Needless to say, none of this was necessarily guaranteed to keep me strong in the faith, although my mother tried. I rebelled during my teenage years and left Roman Catholicism for some vague hippie philosophies and a lot of rebellion. By 1970 I had been expelled from college after my first year, a year in which I was very confused and quite directionless. When I returned to Mansfield in defeat, I was approached by a friend who had become a “Jesus Person.” He took me to this “farm” that was filled with about four middle-aged adults and lots of early 20′s Jesus People. One of those adults was a Southern Baptist pastor, a former Campus Crusade staffer, and uncomfortable supervisor of hippy Jesus People, and is now the Very Rev. Gordon Walker, an Archpriest of the Antiochian Orthodox Archdiocese. His story, along with others whom I know, is chronicled in the book, “Becoming Orthodox” by the Very Rev. Peter Gillquist.

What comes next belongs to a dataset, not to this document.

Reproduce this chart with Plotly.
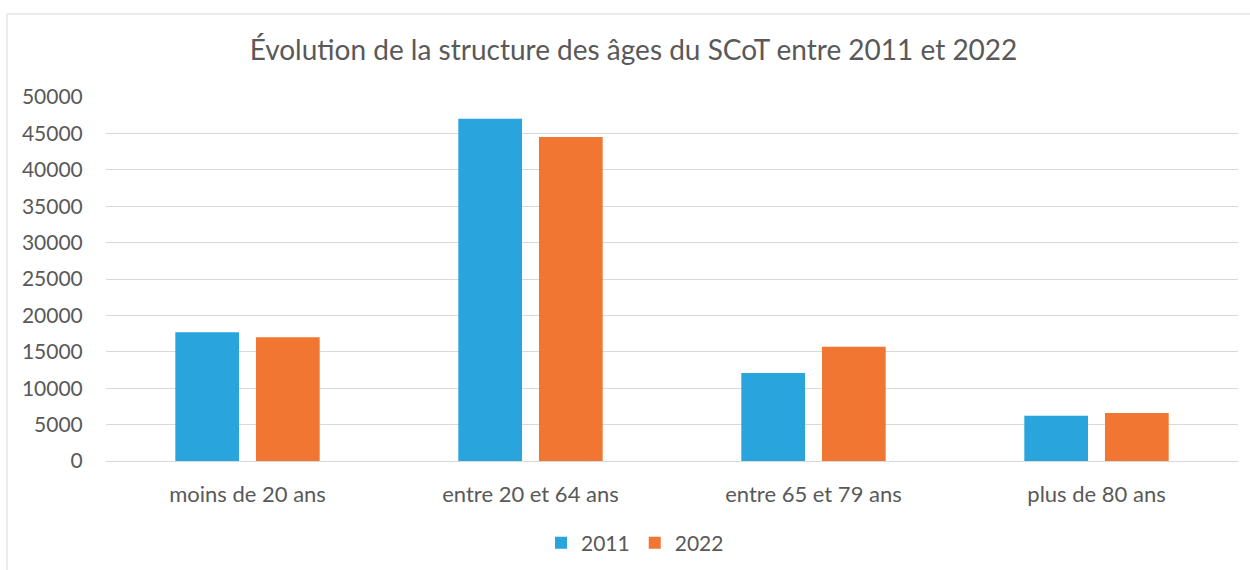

My journey was different. I eventually ended up as an Anglican priest, and a missionary. My wife and I served in both Bolivia and Perú, and our three intelligent and very perspicacious daughters spent a decade of their formative years in South America. I ended up as The Archdeacon of Arequipa of the Anglican Church of Perú, which is part of the Anglican Province of the Southern Cone, which is part of the Anglican Communion.

We returned to the USA when our children began to attend college, and I took a parish in one of the dioceses of The Episcopal Church. Within less than four years, we realized that this was not a Church in which I could doctrinally live.

It was at this point that Fr. Gordon Walker came actively back into my life and told me that it was time that I came into Orthodoxy. He was right, and I have been Orthodox ever since. I was ordained in the Antiochian Orthodox jurisdiction, but am currently serving as an attached priest at a Greek Orthodox Church. God has blessed us. We have wonderful grandchildren. And we are truly blessed.